If a bergy bit (a piece of glacier ice between 1 and 5 meters above sea level) is detected, depending on distance from the area of interest, it may melt well before approaching the watch circle, so estimating the time to deteriorate is key. King sees satellite data taking a more central role in the Flemish Pass and the newer deepwater Newfoundland and Labrador blocks.
Satellite SAR is very effective for surveilling sizeable areas of the ocean; targets identified in SAR imagery can then be verified by aerial reconnaissance, minimizing unnecessary but costly deployment of aircraft.
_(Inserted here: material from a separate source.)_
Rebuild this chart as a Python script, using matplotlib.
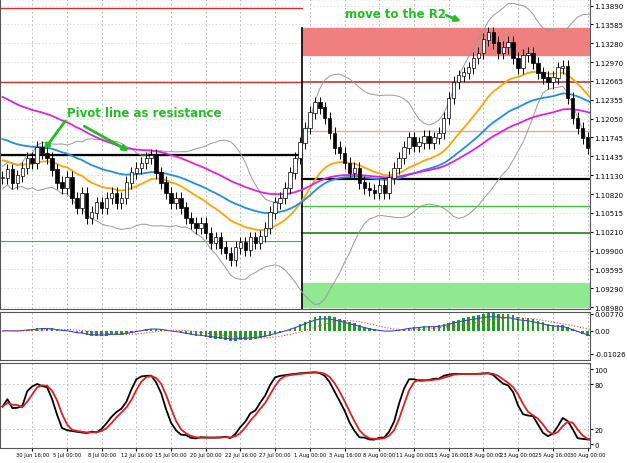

Desmond Power points to the economic benefit of RADARSAT-2, adding that an oil company engaged C CORE for the first time this year in order to save money. “Satellite monitoring is a way to save money compared sending a vessel out there,” he says. “You can surveil up to 250,000 square kilometers for a couple of thousand dollars.”
In the Arctic, Power continues, increased variability within the seasons is producing anomalous ice environments, which together with increased maritime activity is making ship detection more complex. The technology advances that are being developed through Polar Epsilon-2 to enable increased accuracy in identifying ship and iceberg targets will assist DND in protecting Canada’s Northern waters.